§ **Problem to solve**
Where does the string "matplotlib" appear in the records? Copy every line that contains it.

---------- Supplied data ----------

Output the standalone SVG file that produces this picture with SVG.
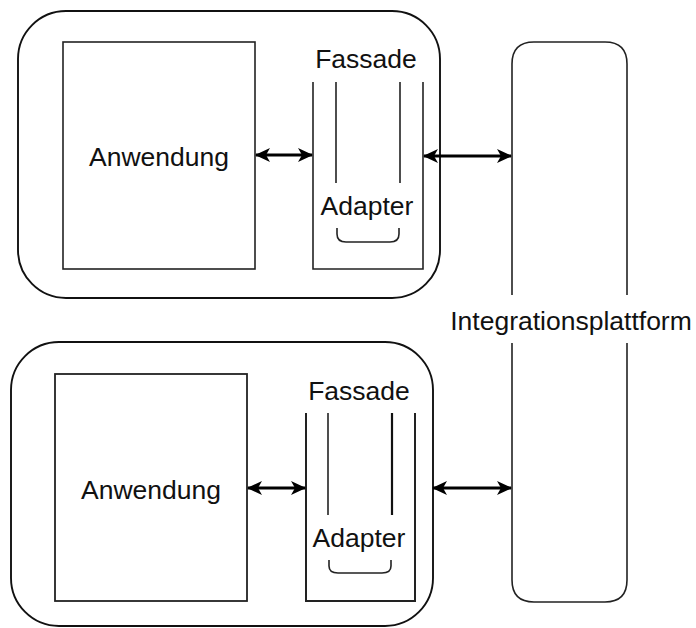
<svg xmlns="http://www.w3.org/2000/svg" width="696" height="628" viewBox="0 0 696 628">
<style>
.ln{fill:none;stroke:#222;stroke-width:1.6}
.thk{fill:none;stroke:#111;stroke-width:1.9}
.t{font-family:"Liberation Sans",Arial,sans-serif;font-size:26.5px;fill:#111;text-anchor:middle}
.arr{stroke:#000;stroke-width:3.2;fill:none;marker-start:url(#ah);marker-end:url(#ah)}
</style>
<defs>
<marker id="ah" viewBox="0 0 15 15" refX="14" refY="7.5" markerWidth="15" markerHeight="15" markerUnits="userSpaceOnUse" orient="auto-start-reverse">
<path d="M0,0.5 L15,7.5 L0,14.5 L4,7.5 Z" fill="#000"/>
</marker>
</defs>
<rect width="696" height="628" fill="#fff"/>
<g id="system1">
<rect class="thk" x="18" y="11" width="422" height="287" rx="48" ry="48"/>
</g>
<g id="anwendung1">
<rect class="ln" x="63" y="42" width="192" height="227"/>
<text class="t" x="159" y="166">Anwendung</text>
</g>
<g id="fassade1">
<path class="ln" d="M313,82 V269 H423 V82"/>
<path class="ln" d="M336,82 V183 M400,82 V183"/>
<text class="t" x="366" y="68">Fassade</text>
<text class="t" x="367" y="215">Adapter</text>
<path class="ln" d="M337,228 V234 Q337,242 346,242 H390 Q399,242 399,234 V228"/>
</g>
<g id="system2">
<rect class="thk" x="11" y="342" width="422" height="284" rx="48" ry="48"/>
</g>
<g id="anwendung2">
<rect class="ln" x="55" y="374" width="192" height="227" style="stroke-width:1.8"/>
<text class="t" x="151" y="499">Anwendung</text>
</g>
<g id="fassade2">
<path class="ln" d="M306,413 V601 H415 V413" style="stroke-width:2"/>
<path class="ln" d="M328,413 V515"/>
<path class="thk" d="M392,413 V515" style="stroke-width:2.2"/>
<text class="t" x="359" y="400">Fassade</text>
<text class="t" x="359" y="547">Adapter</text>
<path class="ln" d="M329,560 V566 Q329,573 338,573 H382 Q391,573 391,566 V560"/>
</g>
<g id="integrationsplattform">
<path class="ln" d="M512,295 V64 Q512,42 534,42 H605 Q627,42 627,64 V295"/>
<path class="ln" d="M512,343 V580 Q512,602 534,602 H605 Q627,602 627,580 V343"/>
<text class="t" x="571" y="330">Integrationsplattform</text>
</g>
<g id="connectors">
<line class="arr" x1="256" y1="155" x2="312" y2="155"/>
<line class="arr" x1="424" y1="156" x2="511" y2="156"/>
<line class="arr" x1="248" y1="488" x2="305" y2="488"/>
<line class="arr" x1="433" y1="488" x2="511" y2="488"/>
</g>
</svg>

----------
---------- Supplied data ----------

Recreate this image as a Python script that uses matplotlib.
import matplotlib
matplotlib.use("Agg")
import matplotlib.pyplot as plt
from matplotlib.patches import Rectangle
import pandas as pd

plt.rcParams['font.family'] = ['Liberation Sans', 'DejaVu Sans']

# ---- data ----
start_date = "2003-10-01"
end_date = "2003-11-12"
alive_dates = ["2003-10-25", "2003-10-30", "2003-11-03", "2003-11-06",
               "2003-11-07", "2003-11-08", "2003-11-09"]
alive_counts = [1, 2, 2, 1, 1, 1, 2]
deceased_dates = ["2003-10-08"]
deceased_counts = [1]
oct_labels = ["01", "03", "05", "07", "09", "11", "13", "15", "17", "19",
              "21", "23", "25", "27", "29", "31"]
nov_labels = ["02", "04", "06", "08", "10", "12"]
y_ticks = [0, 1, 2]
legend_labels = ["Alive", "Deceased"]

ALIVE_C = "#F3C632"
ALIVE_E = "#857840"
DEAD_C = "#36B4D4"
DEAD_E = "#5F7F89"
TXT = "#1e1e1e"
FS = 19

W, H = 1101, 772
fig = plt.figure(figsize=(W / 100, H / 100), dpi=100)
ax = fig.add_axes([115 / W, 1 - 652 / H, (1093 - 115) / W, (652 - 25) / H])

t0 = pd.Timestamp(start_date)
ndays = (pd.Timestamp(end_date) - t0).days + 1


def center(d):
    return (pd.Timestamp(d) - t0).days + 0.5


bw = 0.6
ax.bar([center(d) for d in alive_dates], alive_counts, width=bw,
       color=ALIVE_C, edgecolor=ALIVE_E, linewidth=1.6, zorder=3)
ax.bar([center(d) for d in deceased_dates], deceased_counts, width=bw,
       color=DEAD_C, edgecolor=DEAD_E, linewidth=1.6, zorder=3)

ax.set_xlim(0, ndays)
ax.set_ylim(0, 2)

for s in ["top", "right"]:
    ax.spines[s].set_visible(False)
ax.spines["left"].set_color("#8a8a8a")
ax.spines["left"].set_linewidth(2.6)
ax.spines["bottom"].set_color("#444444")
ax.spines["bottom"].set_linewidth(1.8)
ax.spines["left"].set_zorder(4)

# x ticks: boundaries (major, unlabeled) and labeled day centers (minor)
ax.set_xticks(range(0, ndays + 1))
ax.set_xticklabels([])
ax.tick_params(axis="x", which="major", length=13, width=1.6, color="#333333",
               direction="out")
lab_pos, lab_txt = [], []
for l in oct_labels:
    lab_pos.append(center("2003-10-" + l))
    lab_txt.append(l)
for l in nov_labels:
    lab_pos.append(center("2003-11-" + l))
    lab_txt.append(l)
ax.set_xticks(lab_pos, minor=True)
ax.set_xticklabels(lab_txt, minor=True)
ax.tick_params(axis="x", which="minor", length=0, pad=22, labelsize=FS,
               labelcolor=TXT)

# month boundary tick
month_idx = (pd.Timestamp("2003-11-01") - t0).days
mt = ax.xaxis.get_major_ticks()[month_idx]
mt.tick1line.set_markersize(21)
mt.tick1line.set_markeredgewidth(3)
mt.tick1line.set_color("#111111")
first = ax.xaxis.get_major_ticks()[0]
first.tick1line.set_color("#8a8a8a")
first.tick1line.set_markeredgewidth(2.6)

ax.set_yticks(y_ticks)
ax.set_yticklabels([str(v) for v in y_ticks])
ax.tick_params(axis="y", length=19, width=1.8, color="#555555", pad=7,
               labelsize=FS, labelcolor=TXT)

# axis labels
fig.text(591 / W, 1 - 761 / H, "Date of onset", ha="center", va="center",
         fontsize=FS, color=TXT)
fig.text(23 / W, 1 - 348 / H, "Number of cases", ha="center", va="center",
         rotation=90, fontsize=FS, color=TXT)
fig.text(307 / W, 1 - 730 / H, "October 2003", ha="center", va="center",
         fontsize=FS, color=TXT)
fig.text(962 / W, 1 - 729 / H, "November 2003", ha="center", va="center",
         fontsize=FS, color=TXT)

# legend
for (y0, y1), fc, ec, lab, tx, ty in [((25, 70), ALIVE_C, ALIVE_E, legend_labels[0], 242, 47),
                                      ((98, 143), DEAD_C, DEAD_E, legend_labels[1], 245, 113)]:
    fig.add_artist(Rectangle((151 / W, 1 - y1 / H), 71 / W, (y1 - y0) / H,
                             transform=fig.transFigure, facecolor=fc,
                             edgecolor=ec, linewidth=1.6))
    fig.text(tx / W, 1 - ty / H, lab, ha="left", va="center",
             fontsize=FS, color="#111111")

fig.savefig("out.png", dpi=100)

----------
---------- Supplied data ----------

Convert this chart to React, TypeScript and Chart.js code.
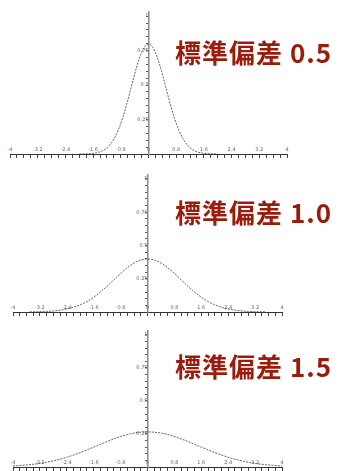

----------

§ **Solved problem**
Recreate this image as a Python script that uses matplotlib.
import matplotlib
matplotlib.use("Agg")
import matplotlib.pyplot as plt
from matplotlib.patches import Rectangle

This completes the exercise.